New Street will manage Drexel's $479 million portfolio of junk bonds and other securities, he said, but will not operate as a brokerage house.

Yesterday's Issues

Baxter International issued $200 million of 7.5% notes due 1997 at par. The noncallable notes were priced to yield 59 basis points over five-year Treasuries. Moody's rates the offering A3, and Standard & Poor's rates if A-minus. Goldman, Sachs & Co. lead managed the offering.

Student Loan Marketing Association issued $200 million of capped floating-rate notes due 1995 at par. The notes were priced to yield a fixed spread of 60 basis points over three-month Treasuries bills subject to caps of 5.50% in the first year, 6.50% in the second, and 7.50% in the third. Lehman Brothers managed the offering.
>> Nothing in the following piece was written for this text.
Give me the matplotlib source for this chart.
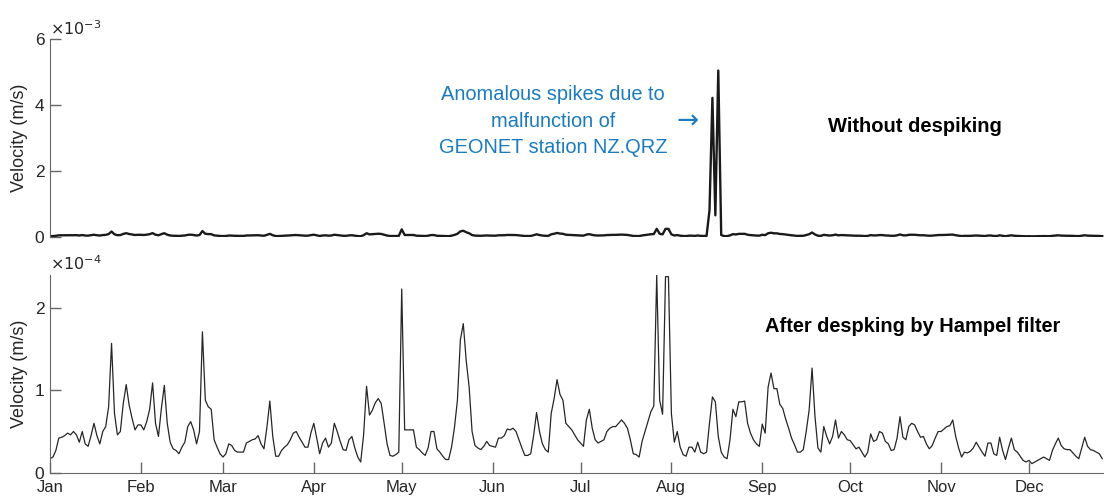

VF Corp. issued $100 million of 9.250% debentures due 2022. Noncallable for 10 years, the debentures were priced at 99.796 to yield 9.27% or 120 basis points over 30-year Treasuries. Moody's rates the offering A3, and Standard & Poor's rates it BBB-plus. Goldman Sachs lead managed the offering.

Federal Home Loan Banks issued $90 million of 7.19% notes due 1997 at par. Noncallable for three years, the notes were price to yield 28 basis points over comparable Treasuries. Merrill Lynch managed the offering.

Federal Home Loan Banks issued $46 million of 6.22% notes due 1995 at par. Noncallable for a year, notes were priced to yield 15 basis points over comparable Treasuries. Northwest Investment Services Inc. sole managed the offering.

Federal Home Loan Banks issued $35 million of 7.7% debentures due 1999 at par. Noncallable for three years, the bonds were priced to yield 44 basis points over seven-year Treasuries. Lehman Brothers managed the offering.